United States of America's Highway Safety depends on Experience-Not Immigration Status
America’s Trucking Safety Depends on Experience — Not Immigration Status
When the Department of Transportation issued its Interim
Final Rule on September 29, 2025, targeting the commercial driving privileges
of nearly 196,000 non-domiciled CDL holders, it framed the decision as a matter
of “restoring integrity” and improving roadway safety. But the Department’s
justification—citing three accidents involving non-domiciled drivers—raises
more questions than answers. It also risks causing a crisis far larger and more
dangerous than the one it claims to prevent.
The rule targets individuals who have already passed one of
the most rigorous state-level testing systems in the world. Each commercial
driver—domiciled or not—is required to demonstrate mastery of written
knowledge, hazard perception, judgment, information processing, and practical
driving skills under live traffic conditions. These tests are administered by
trained professionals who assess exactly what matters for road safety.
Crucially, none of these capabilities are influenced by
immigration status.
Driving a Class A commercial vehicle is not a theoretical
exercise; it is a profession built on skill, endurance, situational awareness,
and years of practical experience. The safest drivers are not the ones with the
“right” paperwork—they are the ones who have spent thousands of hours
navigating storms, construction zones, reckless motorists, mechanical failures,
and the daily complexity of America’s highways.

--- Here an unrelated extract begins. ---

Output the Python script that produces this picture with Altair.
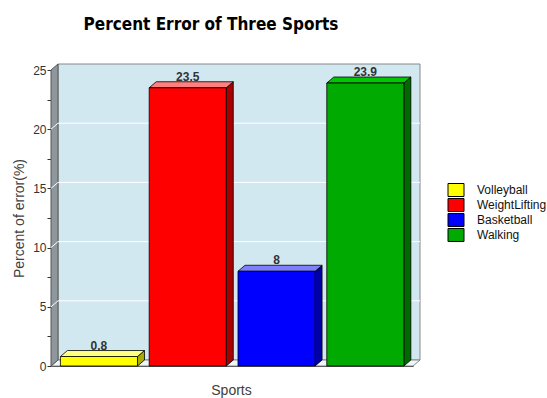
import altair as alt
import pandas as pd

# ---- data ----
sports = ["Volleyball", "WeightLifting", "Basketball", "Walking"]
errors = [0.8, 23.5, 8, 23.9]

# face shading for each bar: front, top (lit) and side (shadow)
front_colors = ["#FFFF00", "#FF0000", "#0000FF", "#00AA00"]
top_colors = ["#FFFF80", "#FF8080", "#8080FF", "#00C800"]
side_colors = ["#AAAA00", "#A80000", "#0000A8", "#006A00"]

Y_MAX = 25
y_tick_values = [0, 2.5, 5, 7.5, 10, 12.5, 15, 17.5, 20, 22.5, 25]
grid_values = [5, 10, 15, 20]

# ---- layout ----
PLOT_W, PLOT_H = 362, 296
DEPTH_X_PX, DEPTH_Y_PX = 7, 6
X_MIN, X_MAX = -0.54, 3.537
BAR_HALF = 0.434

# 3-D depth expressed in data units of each axis
dx = DEPTH_X_PX * (X_MAX - X_MIN) / PLOT_W
dy = DEPTH_Y_PX * Y_MAX / PLOT_H

FONT = "Liberation Sans"
TITLE_FONT = "Liberation Sans Narrow, DejaVu Sans Condensed, sans-serif"
TEXT_GREY = "#404040"

x_scale = alt.Scale(domain=[X_MIN, X_MAX], nice=False, zero=False)
y_scale = alt.Scale(domain=[0, Y_MAX], nice=False, zero=False)

x_axis = alt.Axis(
    title="Sports", labels=False, ticks=False, grid=False,
    domain=True, domainColor="#333333",
    titleFont=FONT, titleFontSize=14, titleFontWeight="normal",
    titleColor=TEXT_GREY, titleX=180, titleY=24,
    titleBaseline="middle", titleAlign="center",
)
y_axis = alt.Axis(
    values=y_tick_values,
    labelExpr="datum.value % 5 === 0 ? datum.label : ''",
    tickSize=4, tickColor="#333333", domainColor="#333333",
    labelFont=FONT, labelFontSize=12, labelColor="#333333",
    labelPadding=1, labelFlush=False, grid=False,
    title="Percent of error(%)", titleFont=FONT, titleFontSize=14,
    titleFontWeight="normal", titleColor=TEXT_GREY,
    titleX=-32, titleY=148, titleAngle=270,
    titleBaseline="middle", titleAlign="center",
)


def X(field):
    return alt.X(field, scale=x_scale, axis=x_axis)


def Y(field):
    return alt.Y(field, scale=y_scale, axis=y_axis)


# ---- tables ----
idx = list(range(len(sports)))
front = pd.DataFrame({
    "sport": sports,
    "value": errors,
    "x0": [i - BAR_HALF for i in idx],
    "x1": [i + BAR_HALF for i in idx],
    "center": idx,
    "label_y": [v + dy for v in errors],
})

side_rows, top_rows = [], []
for i, (s, v) in enumerate(zip(sports, errors)):
    x0, x1 = i - BAR_HALF, i + BAR_HALF
    side_rows += [
        {"sport": s, "x": x1, "lo": 0, "hi": v, "fill": side_colors[i]},
        {"sport": s, "x": x1 + dx, "lo": dy, "hi": v + dy, "fill": side_colors[i]},
    ]
    top_rows += [
        {"sport": s, "y": v, "xa": x0, "xb": x1, "fill": top_colors[i]},
        {"sport": s, "y": v + dy, "xa": x0 + dx, "xb": x1 + dx, "fill": top_colors[i]},
    ]
side = pd.DataFrame(side_rows)
top = pd.DataFrame(top_rows)

back_wall = pd.DataFrame({"x": [X_MIN + dx], "x2": [X_MAX + dx],
                          "y": [dy], "y2": [Y_MAX + dy]})
left_wall = pd.DataFrame({"x": [X_MIN, X_MIN + dx],
                          "lo": [0, dy], "hi": [Y_MAX, Y_MAX + dy]})
floor = pd.DataFrame({"y": [0, dy], "xa": [X_MIN, X_MIN + dx],
                      "xb": [X_MAX, X_MAX + dx]})

grid_rows = []
for v in grid_values:
    grid_rows += [
        {"g": v, "o": 0, "x": X_MIN, "y": v},
        {"g": v, "o": 1, "x": X_MIN + dx, "y": v + dy},
        {"g": v, "o": 2, "x": X_MAX + dx, "y": v + dy},
    ]
grid = pd.DataFrame(grid_rows)

# ---- layers ----
wall_layer = alt.Chart(back_wall).mark_rect(
    fill="#D2E8F0", stroke="#888888", strokeWidth=1
).encode(x=X("x:Q"), x2="x2:Q", y=Y("y:Q"), y2="y2:Q")

floor_layer = alt.Chart(floor).mark_area(
    orient="horizontal", fill="#EEF6F9", stroke="#888888", strokeWidth=1
).encode(y=Y("y:Q"), x=X("xa:Q"), x2="xb:Q")

left_layer = alt.Chart(left_wall).mark_area(
    fill="#8E989C", stroke="#555555", strokeWidth=1
).encode(x=X("x:Q"), y=Y("lo:Q"), y2="hi:Q")

grid_layer = alt.Chart(grid).mark_line(color="white", strokeWidth=1).encode(
    x=X("x:Q"), y=Y("y:Q"), detail="g:N", order="o:Q",
)

side_layer = alt.Chart(side).mark_area(stroke="black", strokeWidth=0.8).encode(
    x=X("x:Q"), y=Y("lo:Q"), y2="hi:Q",
    fill=alt.Fill("fill:N", scale=None), detail="sport:N",
)

top_layer = alt.Chart(top).mark_area(
    orient="horizontal", stroke="black", strokeWidth=0.8
).encode(
    y=Y("y:Q"), x=X("xa:Q"), x2="xb:Q",
    fill=alt.Fill("fill:N", scale=None), detail="sport:N",
)

front_layer = alt.Chart(front).mark_rect(
    stroke="black", strokeWidth=0.8, opacity=1
).encode(
    x=X("x0:Q"),
    x2="x1:Q",
    y=Y("value:Q"),
    y2=alt.Y2(datum=0),
    color=alt.Color("sport:N", scale=alt.Scale(domain=sports, range=front_colors),
                    sort=sports, legend=alt.Legend(
        title=None, orient="none", legendX=399, legendY=114,
        symbolType="M-1.6,-1.3L1.6,-1.3L1.6,1.3L-1.6,1.3Z", symbolSize=100,
        symbolStrokeColor="black", symbolStrokeWidth=1, symbolOpacity=1,
        labelFont=FONT, labelFontSize=12, labelColor="#111111",
        labelOffset=15, rowPadding=-3, padding=0, labelLimit=200,
    )),
)

label_layer = alt.Chart(front).mark_text(
    font=FONT, fontSize=12, fontWeight="bold", color="#333333",
    baseline="alphabetic", align="center", dy=-1,
).encode(
    x=X("center:Q"), y=Y("label_y:Q"),
    text=alt.Text("value:Q", format="~g"),
)

chart = alt.layer(
    wall_layer, floor_layer, left_layer, grid_layer,
    side_layer, top_layer, front_layer, label_layer,
).properties(
    width=PLOT_W,
    height=PLOT_H,
    title=alt.TitleParams(
        "Percent Error of Three Sports",
        font=TITLE_FONT,
        fontSize=17, fontWeight="bold", color="#000000",
        anchor="middle", frame="group", dx=-21, offset=28,
    ),
    autosize=alt.AutoSizeParams(type="none"),
    padding={"left": 51, "top": 70, "right": 134, "bottom": 32},
    background="white",
).configure_view(stroke=None)

chart.save("out.html", embed_options={"renderer": "svg", "actions": False})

To remove nearly 200,000 experienced drivers overnight—many
with years of spotless records—ignores the basic truth that experience is the
most valuable safety asset on the road. No regulatory change can manufacture
it. No policy memo can replace it.
This rule does more than sideline workers. It risks
destabilizing the supply chain at a time when the nation’s logistics system is
still rebuilding resilience. Removing this many qualified drivers from the
workforce will inevitably:
Flood the roads with inexperienced replacements
Increase training burdens on carriers
Raise freight costs and delivery delays
Disrupt essential goods movement
Create financial devastation for the families of 196,000
drivers
The nation simply cannot afford a safety policy that makes
the roads less safe.
America’s democratic institutions have stood for more than
two centuries because they protect principles of fairness, evidence-based
decision-making, and equality before the law. A regulation that treats a
driver’s immigration category as a proxy for safety fails that test. It also
risks setting a dangerous precedent where professional competence is
overshadowed by political gesture.
The Justices now reviewing this rule bear a weighty
responsibility. Their deliberation is not only about regulatory limits—it is
about whether the nation’s commitment to fairness and merit still holds. The
executive branch crafts policy, but it is the judiciary that ensures those
policies honor the Constitution, the facts, and the people affected.
A better path is possible. A fairer, smarter, safer approach
would focus on what truly causes accidents: fatigue, substance misuse, poor
maintenance, inadequate training, and unsafe carrier practices—not nationality
or immigration paperwork. These are issues America has addressed before, with
bipartisan support and industry cooperation.
We do not build safer highways by removing skilled drivers.
We build safer highways by supporting them, training them, and enforcing rules
that actually improve safety outcomes.
For the sake of road safety, economic stability, and the
livelihoods of 196,000 families, this rule deserves not just
reconsideration—but a complete re-examination grounded in evidence, experience,
and the values that define American democracy.
Experience makes safe drivers.
Not immigration status.
Not political spectacle.
And certainly not a rule that confuses the two.